I repeated this process of revision and testing, continually asking the team, my colleagues, and potential users for feedback for the other facets of the design such as modals and parts lists.

first draft of add project screen on desktop
Initial concept for desktop modal of adding projects.
second draft of add project screen on desktop
Considered image previews.
third draft of add project screen on desktop
Improved potential spacing issues.
final add project screen on desktop
Final Add Project desktop modal stlyes.
🙌 The final designs.

I applied this new design system to the rest of the screens in the entire application.

Here are some highlights.

final dashboard design
Final Dashboard designs.
final project list design
Final Project page designs.
final assign technician design
Final Assign Technician modal designs.
final client list design
Final Client page designs.
final add project design
Final Add Project modal designs.
final mobile job sheet list screenshot
Final mobile Job Sheet designs.
final mobile job detail screenshot
Final mobile Job Sheet Detail designs.
final mobile job edit screenshot
Final mobile Edit Job Sheet designs.
🕵️‍♂️ What I found out.

I learned some essential lessons during this project that I will take with me forever.

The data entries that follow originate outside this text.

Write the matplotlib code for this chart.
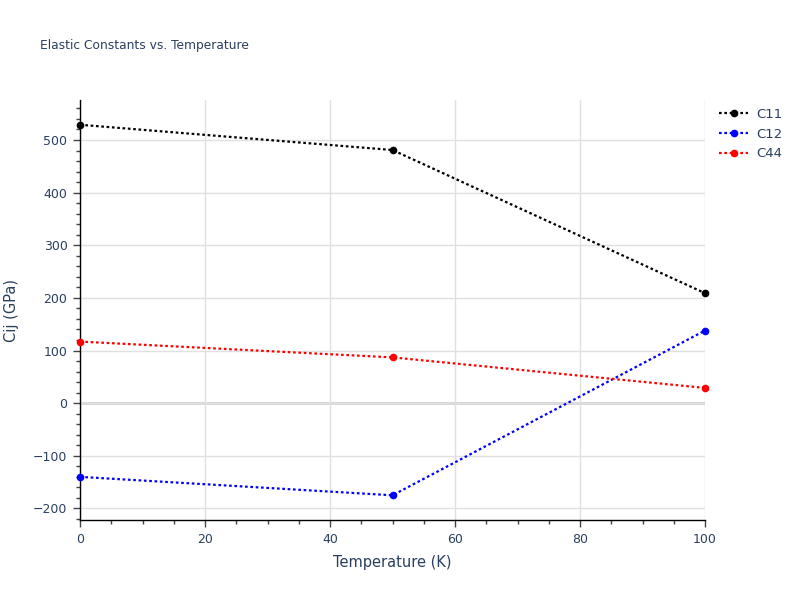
import matplotlib
matplotlib.use("Agg")
import matplotlib.pyplot as plt
from matplotlib.ticker import MultipleLocator

temps = [0, 50, 100]
c11 = [529, 481, 209]
c12 = [-140, -175, 138]
c44 = [117, 87, 29]
series = [("C11", c11, "black"), ("C12", c12, "blue"), ("C44", c44, "red")]

txt = "#2a3f5f"
plt.rcParams['font.family'] = ['DejaVu Sans']

fig = plt.figure(figsize=(8, 6), dpi=100)
ax = fig.add_axes([0.1, 0.1333, 0.78125, 0.7])

for name, vals, col in series:
    ax.plot(temps, vals, linestyle=(0, (1.2, 1.2)), color=col, lw=1.6,
            marker='o', markersize=4.5, label=name, zorder=3, clip_on=False)

ax.set_xlim(0, 100)
ax.set_ylim(-222, 576)
ax.xaxis.set_major_locator(MultipleLocator(20))
ax.xaxis.set_minor_locator(MultipleLocator(5))
ax.yaxis.set_major_locator(MultipleLocator(100))
ax.yaxis.set_minor_locator(MultipleLocator(20))
ax.grid(True, which='major', color='#e0e0e0', lw=1, zorder=0)
ax.axhline(0, color='#d0d0d0', lw=2, zorder=1)

for s in ['top', 'right']:
    ax.spines[s].set_visible(False)
for s in ['left', 'bottom']:
    ax.spines[s].set_color('black')
    ax.spines[s].set_linewidth(1)

ax.tick_params(axis='both', which='major', length=5, width=1, color='#444444',
               labelcolor=txt, labelsize=9, pad=4)
ax.tick_params(axis='both', which='minor', length=3, width=1, color='#444444')

ax.set_xlabel("Temperature (K)", color=txt, fontsize=10.5, labelpad=7)
ax.set_ylabel("Cij (GPa)", color=txt, fontsize=10.5, labelpad=10)

fig.text(0.05, 1 - 45/600, "Elastic Constants vs. Temperature", color=txt,
         fontsize=8.8, va='center', ha='left')

leg = ax.legend(loc='upper left', bbox_to_anchor=(1.01, 1.0), frameon=False,
                fontsize=9.5, labelcolor=txt, handlelength=2.2, handletextpad=0.6,
                borderaxespad=0.2, labelspacing=0.5)

fig.savefig("out.png", dpi=100)
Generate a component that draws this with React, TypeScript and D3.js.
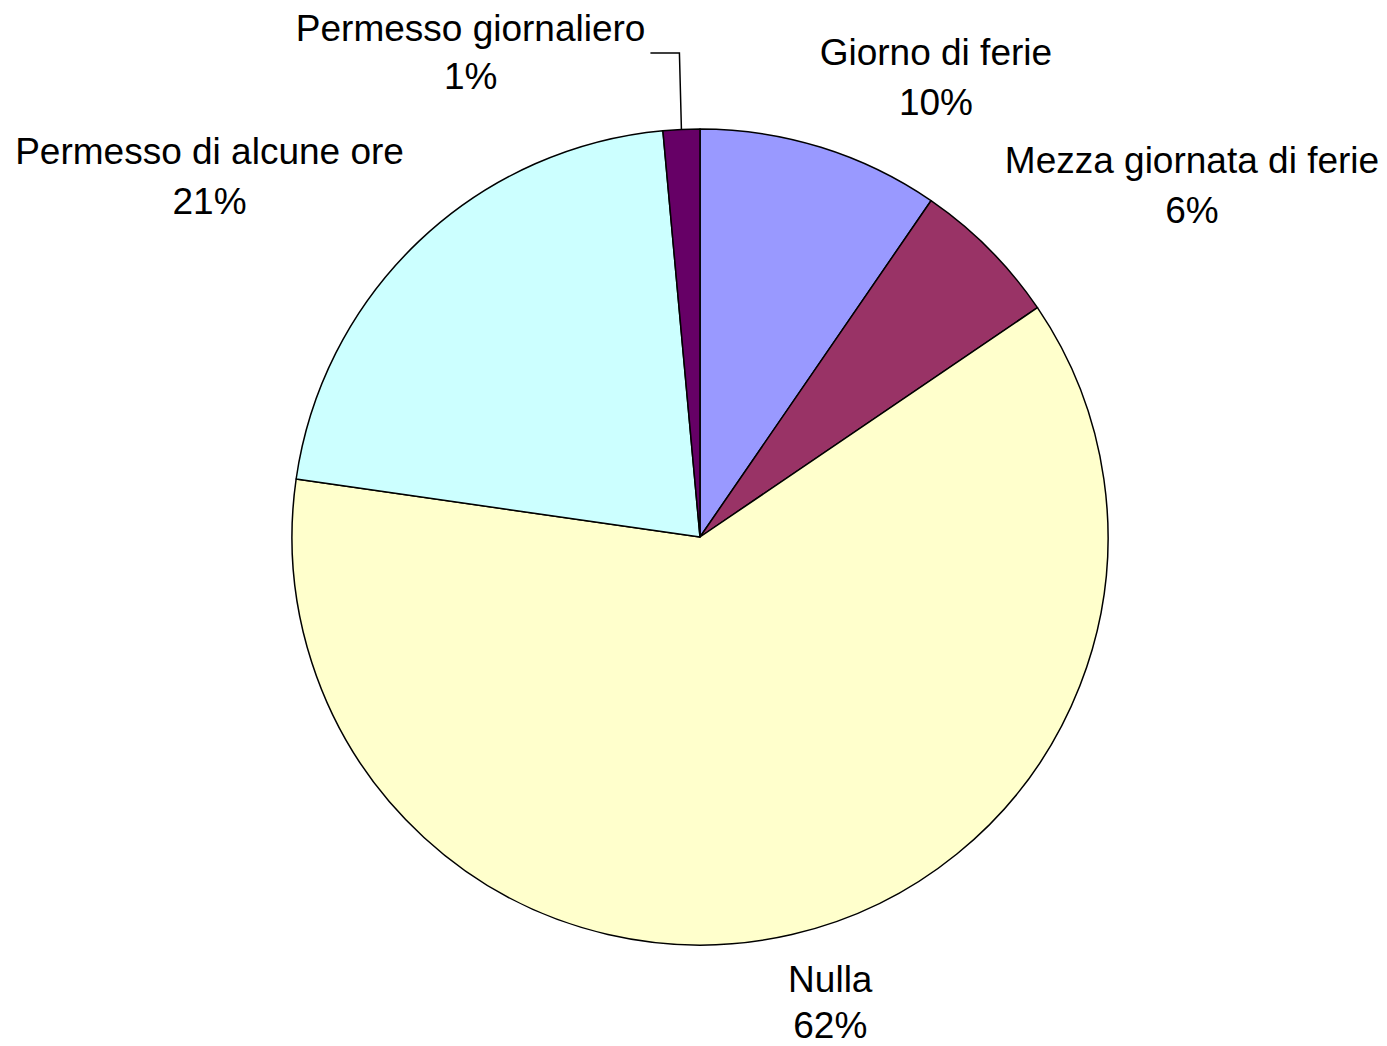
import React from "react";
import * as d3 from "d3";

const categories = [
  "Giorno di ferie",
  "Mezza giornata di ferie",
  "Nulla",
  "Permesso di alcune ore",
  "Permesso giornaliero",
];
const values = [9.58, 5.92, 61.77, 21.28, 1.45];
const colors = ["#9999FF", "#993366", "#FFFFCC", "#CCFFFF", "#660066"];

const W = 1387;
const H = 1046;
const CX = 700;
const CY = 537;
const R = 408;
const LABEL_R = 430;
const FONT = "'Liberation Sans', Arial, sans-serif";
const FS = 37;
const LINE = 50;

function measure(text: string): number {
  const c = document.createElement("canvas");
  const ctx = c.getContext("2d");
  if (!ctx) return text.length * FS * 0.55;
  ctx.font = `${FS}px ${FONT}`;
  return ctx.measureText(text).width;
}

export default function App() {
  const total = d3.sum(values);
  const pie = d3
    .pie<number>()
    .sort(null)
    .value((d) => d)
    .startAngle(0)
    .endAngle(2 * Math.PI);
  const arcs = pie(values);
  const arcGen = d3.arc<d3.PieArcDatum<number>>().innerRadius(0).outerRadius(R);
  const pct = d3.format(".0%");

  return (
    <svg
      width={W}
      height={H}
      style={{ position: "absolute", left: 0, top: 0, background: "#fff" }}
      fontFamily={FONT}
      fontSize={FS}
    >
      <rect x={0} y={0} width={W} height={H} fill="#fff" />
      <g transform={`translate(${CX},${CY})`}>
        {arcs.map((a, i) => (
          <path
            key={i}
            d={arcGen(a) || ""}
            fill={colors[i]}
            stroke="#000"
            strokeWidth={1.5}
            strokeLinejoin="round"
          />
        ))}
      </g>
      {arcs.map((a, i) => {
        const mid = (a.startAngle + a.endAngle) / 2;
        const s = Math.sin(mid);
        const c = Math.cos(mid);
        const l1 = categories[i];
        const l2 = pct(values[i] / total);
        const w = Math.max(measure(l1), measure(l2));
        const share = values[i] / total;
        if (share < 0.03) {
          const ex = CX + R * s;
          const ey = CY - R * c;
          const elbowY = CY - 484;
          const endX = ex - 31;
          const cxL = endX - 5 - w / 2;
          const cyL = elbowY;
          return (
            <g key={i}>
              <polyline
                points={`${ex},${ey} ${ex - 2},${elbowY} ${endX},${elbowY}`}
                fill="none"
                stroke="#000"
                strokeWidth={1.5}
              />
              <text x={cxL} y={cyL - 12} textAnchor="middle" fill="#000">
                {l1}
              </text>
              <text x={cxL} y={cyL + 36} textAnchor="middle" fill="#000">
                {l2}
              </text>
            </g>
          );
        }
        const ax = CX + LABEL_R * s - 50 * Math.max(0, Math.abs(c) - 0.8);
        const ay = CY - LABEL_R * c;
        const cx = s >= 0 ? ax + w / 2 : ax - w / 2;
        let y1: number;
        let y2: number;
        if (c > 0) {
          y2 = ay - 11;
          y1 = y2 - LINE;
        } else {
          y1 = ay + 36;
          y2 = y1 + 46;
        }
        return (
          <g key={i}>
            <text x={cx} y={y1} textAnchor="middle" fill="#000">
              {l1}
            </text>
            <text x={cx} y={y2} textAnchor="middle" fill="#000">
              {l2}
            </text>
          </g>
        );
      })}
    </svg>
  );
}
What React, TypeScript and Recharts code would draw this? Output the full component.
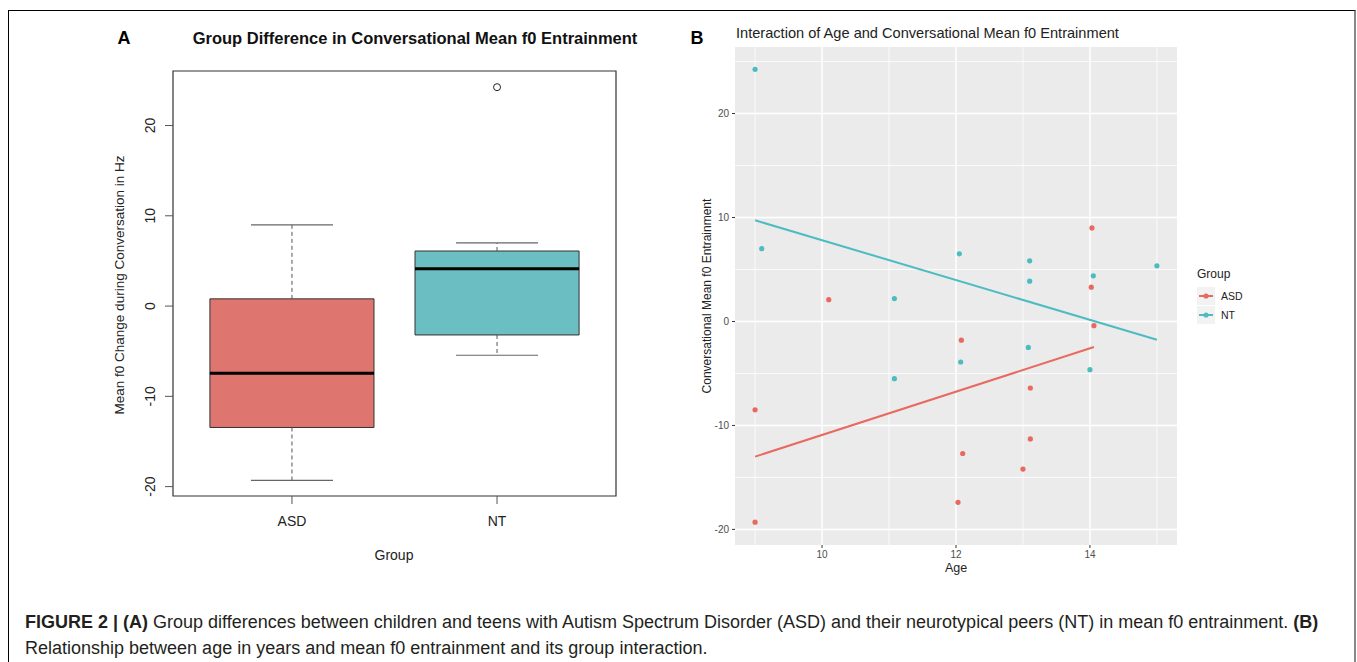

Having a client with a clear idea about what he needs, but who is open to input and regularly gives feedback is one of the coolest things in the world. I knew exactly what I needed to accomplish to make the application successful, and had the freedom to explore design avenues as long as it made sense for the needs of the mechanics.

Not all information is the same. I’ve designed systems for conveying restaurant information, recipes, web developer marketing, and more, but trying to convey sheets of information effectively was completely different.

Just keep iterating and getting feedback. A couple times during this process I got really discouraged because it seemed like the designs just weren’t coming together the way that they needed to. Instead of retreating and just throwing my hands up, I sought help and feedback from my mentors, colleagues, teammates, and more. It’s because I never gave up that I ended up with a design that both me and the client were happy with.

Thank you for taking the time to come along on this journey with me.